## CHALLENGE
Exactly as they appear, output all of the entries.

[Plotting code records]
■ ■ ■ ■ ■ ■ ■

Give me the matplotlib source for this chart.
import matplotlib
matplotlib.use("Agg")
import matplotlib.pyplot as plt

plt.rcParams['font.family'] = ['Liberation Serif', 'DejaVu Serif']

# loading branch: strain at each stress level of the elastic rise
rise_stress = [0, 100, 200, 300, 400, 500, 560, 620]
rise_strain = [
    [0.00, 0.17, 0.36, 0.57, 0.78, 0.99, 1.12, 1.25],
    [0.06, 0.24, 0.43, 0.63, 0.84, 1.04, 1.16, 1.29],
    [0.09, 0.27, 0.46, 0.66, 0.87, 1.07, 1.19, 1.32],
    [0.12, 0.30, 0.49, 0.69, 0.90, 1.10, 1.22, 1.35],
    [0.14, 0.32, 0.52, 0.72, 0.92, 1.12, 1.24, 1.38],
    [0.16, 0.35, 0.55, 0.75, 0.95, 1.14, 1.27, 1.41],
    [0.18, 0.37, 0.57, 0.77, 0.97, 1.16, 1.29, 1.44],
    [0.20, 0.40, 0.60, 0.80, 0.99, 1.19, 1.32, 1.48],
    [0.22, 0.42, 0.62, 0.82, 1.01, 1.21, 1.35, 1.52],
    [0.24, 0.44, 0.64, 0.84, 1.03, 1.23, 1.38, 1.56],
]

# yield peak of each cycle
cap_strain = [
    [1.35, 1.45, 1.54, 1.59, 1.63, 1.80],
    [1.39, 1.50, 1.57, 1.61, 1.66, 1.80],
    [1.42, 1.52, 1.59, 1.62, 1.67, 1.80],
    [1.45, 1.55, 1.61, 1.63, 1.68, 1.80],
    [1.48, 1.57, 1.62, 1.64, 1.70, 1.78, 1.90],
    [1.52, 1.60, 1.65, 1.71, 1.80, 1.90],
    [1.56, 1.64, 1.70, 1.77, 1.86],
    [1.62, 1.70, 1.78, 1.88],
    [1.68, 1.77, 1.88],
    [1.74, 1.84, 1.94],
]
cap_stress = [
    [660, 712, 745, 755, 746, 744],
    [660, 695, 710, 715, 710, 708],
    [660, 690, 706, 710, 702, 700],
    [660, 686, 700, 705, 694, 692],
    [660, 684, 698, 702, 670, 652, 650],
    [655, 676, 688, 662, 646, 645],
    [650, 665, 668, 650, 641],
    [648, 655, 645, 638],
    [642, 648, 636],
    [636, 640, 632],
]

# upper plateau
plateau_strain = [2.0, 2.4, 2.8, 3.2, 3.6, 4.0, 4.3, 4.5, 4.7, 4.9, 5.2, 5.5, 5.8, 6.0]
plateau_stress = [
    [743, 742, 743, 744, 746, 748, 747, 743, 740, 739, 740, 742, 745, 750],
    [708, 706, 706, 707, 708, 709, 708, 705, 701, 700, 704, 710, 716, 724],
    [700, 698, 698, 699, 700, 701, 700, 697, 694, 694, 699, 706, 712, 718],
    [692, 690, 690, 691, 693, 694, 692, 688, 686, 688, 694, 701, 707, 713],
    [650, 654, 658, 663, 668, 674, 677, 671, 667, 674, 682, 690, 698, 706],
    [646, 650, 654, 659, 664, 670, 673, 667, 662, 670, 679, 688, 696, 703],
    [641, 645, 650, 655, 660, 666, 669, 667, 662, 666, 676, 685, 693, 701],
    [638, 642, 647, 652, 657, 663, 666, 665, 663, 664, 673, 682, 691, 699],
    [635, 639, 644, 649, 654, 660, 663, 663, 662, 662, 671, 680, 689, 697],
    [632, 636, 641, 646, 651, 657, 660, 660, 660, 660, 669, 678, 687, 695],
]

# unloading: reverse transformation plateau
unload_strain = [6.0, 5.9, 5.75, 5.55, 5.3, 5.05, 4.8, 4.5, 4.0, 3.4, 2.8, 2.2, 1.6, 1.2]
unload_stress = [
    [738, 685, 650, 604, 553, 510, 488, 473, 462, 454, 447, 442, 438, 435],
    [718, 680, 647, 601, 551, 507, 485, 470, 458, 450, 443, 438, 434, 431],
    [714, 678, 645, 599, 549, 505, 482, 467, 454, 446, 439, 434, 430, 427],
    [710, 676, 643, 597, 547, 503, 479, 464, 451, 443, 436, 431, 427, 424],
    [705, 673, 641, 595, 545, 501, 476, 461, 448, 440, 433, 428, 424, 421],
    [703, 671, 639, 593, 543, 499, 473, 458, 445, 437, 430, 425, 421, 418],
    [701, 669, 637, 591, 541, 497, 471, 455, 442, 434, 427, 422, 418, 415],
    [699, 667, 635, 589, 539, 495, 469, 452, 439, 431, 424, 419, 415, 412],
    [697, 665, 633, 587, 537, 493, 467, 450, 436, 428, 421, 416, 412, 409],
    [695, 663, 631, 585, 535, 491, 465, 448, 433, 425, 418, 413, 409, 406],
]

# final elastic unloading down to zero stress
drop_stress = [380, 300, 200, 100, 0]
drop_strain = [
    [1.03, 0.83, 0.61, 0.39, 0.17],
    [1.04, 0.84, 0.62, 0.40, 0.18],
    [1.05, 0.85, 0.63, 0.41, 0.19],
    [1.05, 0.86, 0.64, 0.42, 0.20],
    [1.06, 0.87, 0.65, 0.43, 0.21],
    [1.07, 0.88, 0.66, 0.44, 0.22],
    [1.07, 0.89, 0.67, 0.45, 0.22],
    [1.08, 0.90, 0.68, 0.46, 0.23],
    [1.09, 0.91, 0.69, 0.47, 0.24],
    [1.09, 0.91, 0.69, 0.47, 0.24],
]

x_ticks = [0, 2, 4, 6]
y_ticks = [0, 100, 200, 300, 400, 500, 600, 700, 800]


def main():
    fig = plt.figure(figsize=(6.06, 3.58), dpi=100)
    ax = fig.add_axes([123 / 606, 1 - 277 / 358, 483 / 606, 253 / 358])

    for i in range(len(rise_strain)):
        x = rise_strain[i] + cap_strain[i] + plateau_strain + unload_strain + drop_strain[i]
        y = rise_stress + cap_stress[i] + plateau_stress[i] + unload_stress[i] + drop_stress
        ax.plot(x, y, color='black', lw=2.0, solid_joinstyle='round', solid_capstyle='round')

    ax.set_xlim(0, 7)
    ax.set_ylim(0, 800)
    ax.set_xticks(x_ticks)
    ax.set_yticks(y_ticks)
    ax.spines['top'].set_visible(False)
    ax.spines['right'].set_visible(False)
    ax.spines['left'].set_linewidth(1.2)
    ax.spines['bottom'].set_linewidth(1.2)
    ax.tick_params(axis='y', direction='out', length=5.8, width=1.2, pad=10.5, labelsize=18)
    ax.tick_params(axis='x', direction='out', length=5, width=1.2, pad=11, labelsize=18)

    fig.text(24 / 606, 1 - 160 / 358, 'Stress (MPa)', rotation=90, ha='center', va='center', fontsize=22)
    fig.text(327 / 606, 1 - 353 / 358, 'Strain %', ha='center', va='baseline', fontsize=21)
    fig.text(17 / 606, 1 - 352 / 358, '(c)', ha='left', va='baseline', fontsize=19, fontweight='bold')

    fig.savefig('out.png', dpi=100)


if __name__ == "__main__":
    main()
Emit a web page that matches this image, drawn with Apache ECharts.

■ ■ ■ ■ ■ ■ ■

## ANSWER TO THIS TASK
Give me the matplotlib source for this chart.
import matplotlib
matplotlib.use("Agg")
import matplotlib.pyplot as plt

plt.rcParams['font.family'] = ['Liberation Serif', 'DejaVu Serif']

# loading branch: strain at each stress level of the elastic rise
rise_stress = [0, 100, 200, 300, 400, 500, 560, 620]
rise_strain = [
    [0.00, 0.17, 0.36, 0.57, 0.78, 0.99, 1.12, 1.25],
    [0.06, 0.24, 0.43, 0.63, 0.84, 1.04, 1.16, 1.29],
    [0.09, 0.27, 0.46, 0.66, 0.87, 1.07, 1.19, 1.32],
    [0.12, 0.30, 0.49, 0.69, 0.90, 1.10, 1.22, 1.35],
    [0.14, 0.32, 0.52, 0.72, 0.92, 1.12, 1.24, 1.38],
    [0.16, 0.35, 0.55, 0.75, 0.95, 1.14, 1.27, 1.41],
    [0.18, 0.37, 0.57, 0.77, 0.97, 1.16, 1.29, 1.44],
    [0.20, 0.40, 0.60, 0.80, 0.99, 1.19, 1.32, 1.48],
    [0.22, 0.42, 0.62, 0.82, 1.01, 1.21, 1.35, 1.52],
    [0.24, 0.44, 0.64, 0.84, 1.03, 1.23, 1.38, 1.56],
]

# yield peak of each cycle
cap_strain = [
    [1.35, 1.45, 1.54, 1.59, 1.63, 1.80],
    [1.39, 1.50, 1.57, 1.61, 1.66, 1.80],
    [1.42, 1.52, 1.59, 1.62, 1.67, 1.80],
    [1.45, 1.55, 1.61, 1.63, 1.68, 1.80],
    [1.48, 1.57, 1.62, 1.64, 1.70, 1.78, 1.90],
    [1.52, 1.60, 1.65, 1.71, 1.80, 1.90],
    [1.56, 1.64, 1.70, 1.77, 1.86],
    [1.62, 1.70, 1.78, 1.88],
    [1.68, 1.77, 1.88],
    [1.74, 1.84, 1.94],
]
cap_stress = [
    [660, 712, 745, 755, 746, 744],
    [660, 695, 710, 715, 710, 708],
    [660, 690, 706, 710, 702, 700],
    [660, 686, 700, 705, 694, 692],
    [660, 684, 698, 702, 670, 652, 650],
    [655, 676, 688, 662, 646, 645],
    [650, 665, 668, 650, 641],
    [648, 655, 645, 638],
    [642, 648, 636],
    [636, 640, 632],
]

# upper plateau
plateau_strain = [2.0, 2.4, 2.8, 3.2, 3.6, 4.0, 4.3, 4.5, 4.7, 4.9, 5.2, 5.5, 5.8, 6.0]
plateau_stress = [
    [743, 742, 743, 744, 746, 748, 747, 743, 740, 739, 740, 742, 745, 750],
    [708, 706, 706, 707, 708, 709, 708, 705, 701, 700, 704, 710, 716, 724],
    [700, 698, 698, 699, 700, 701, 700, 697, 694, 694, 699, 706, 712, 718],
    [692, 690, 690, 691, 693, 694, 692, 688, 686, 688, 694, 701, 707, 713],
    [650, 654, 658, 663, 668, 674, 677, 671, 667, 674, 682, 690, 698, 706],
    [646, 650, 654, 659, 664, 670, 673, 667, 662, 670, 679, 688, 696, 703],
    [641, 645, 650, 655, 660, 666, 669, 667, 662, 666, 676, 685, 693, 701],
    [638, 642, 647, 652, 657, 663, 666, 665, 663, 664, 673, 682, 691, 699],
    [635, 639, 644, 649, 654, 660, 663, 663, 662, 662, 671, 680, 689, 697],
    [632, 636, 641, 646, 651, 657, 660, 660, 660, 660, 669, 678, 687, 695],
]

# unloading: reverse transformation plateau
unload_strain = [6.0, 5.9, 5.75, 5.55, 5.3, 5.05, 4.8, 4.5, 4.0, 3.4, 2.8, 2.2, 1.6, 1.2]
unload_stress = [
    [738, 685, 650, 604, 553, 510, 488, 473, 462, 454, 447, 442, 438, 435],
    [718, 680, 647, 601, 551, 507, 485, 470, 458, 450, 443, 438, 434, 431],
    [714, 678, 645, 599, 549, 505, 482, 467, 454, 446, 439, 434, 430, 427],
    [710, 676, 643, 597, 547, 503, 479, 464, 451, 443, 436, 431, 427, 424],
    [705, 673, 641, 595, 545, 501, 476, 461, 448, 440, 433, 428, 424, 421],
    [703, 671, 639, 593, 543, 499, 473, 458, 445, 437, 430, 425, 421, 418],
    [701, 669, 637, 591, 541, 497, 471, 455, 442, 434, 427, 422, 418, 415],
    [699, 667, 635, 589, 539, 495, 469, 452, 439, 431, 424, 419, 415, 412],
    [697, 665, 633, 587, 537, 493, 467, 450, 436, 428, 421, 416, 412, 409],
    [695, 663, 631, 585, 535, 491, 465, 448, 433, 425, 418, 413, 409, 406],
]

# final elastic unloading down to zero stress
drop_stress = [380, 300, 200, 100, 0]
drop_strain = [
    [1.03, 0.83, 0.61, 0.39, 0.17],
    [1.04, 0.84, 0.62, 0.40, 0.18],
    [1.05, 0.85, 0.63, 0.41, 0.19],
    [1.05, 0.86, 0.64, 0.42, 0.20],
    [1.06, 0.87, 0.65, 0.43, 0.21],
    [1.07, 0.88, 0.66, 0.44, 0.22],
    [1.07, 0.89, 0.67, 0.45, 0.22],
    [1.08, 0.90, 0.68, 0.46, 0.23],
    [1.09, 0.91, 0.69, 0.47, 0.24],
    [1.09, 0.91, 0.69, 0.47, 0.24],
]

x_ticks = [0, 2, 4, 6]
y_ticks = [0, 100, 200, 300, 400, 500, 600, 700, 800]


def main():
    fig = plt.figure(figsize=(6.06, 3.58), dpi=100)
    ax = fig.add_axes([123 / 606, 1 - 277 / 358, 483 / 606, 253 / 358])

    for i in range(len(rise_strain)):
        x = rise_strain[i] + cap_strain[i] + plateau_strain + unload_strain + drop_strain[i]
        y = rise_stress + cap_stress[i] + plateau_stress[i] + unload_stress[i] + drop_stress
        ax.plot(x, y, color='black', lw=2.0, solid_joinstyle='round', solid_capstyle='round')

    ax.set_xlim(0, 7)
    ax.set_ylim(0, 800)
    ax.set_xticks(x_ticks)
    ax.set_yticks(y_ticks)
    ax.spines['top'].set_visible(False)
    ax.spines['right'].set_visible(False)
    ax.spines['left'].set_linewidth(1.2)
    ax.spines['bottom'].set_linewidth(1.2)
    ax.tick_params(axis='y', direction='out', length=5.8, width=1.2, pad=10.5, labelsize=18)
    ax.tick_params(axis='x', direction='out', length=5, width=1.2, pad=11, labelsize=18)

    fig.text(24 / 606, 1 - 160 / 358, 'Stress (MPa)', rotation=90, ha='center', va='center', fontsize=22)
    fig.text(327 / 606, 1 - 353 / 358, 'Strain %', ha='center', va='baseline', fontsize=21)
    fig.text(17 / 606, 1 - 352 / 358, '(c)', ha='left', va='baseline', fontsize=19, fontweight='bold')

    fig.savefig('out.png', dpi=100)


if __name__ == "__main__":
    main()
Emit a web page that matches this image, drawn with Apache ECharts.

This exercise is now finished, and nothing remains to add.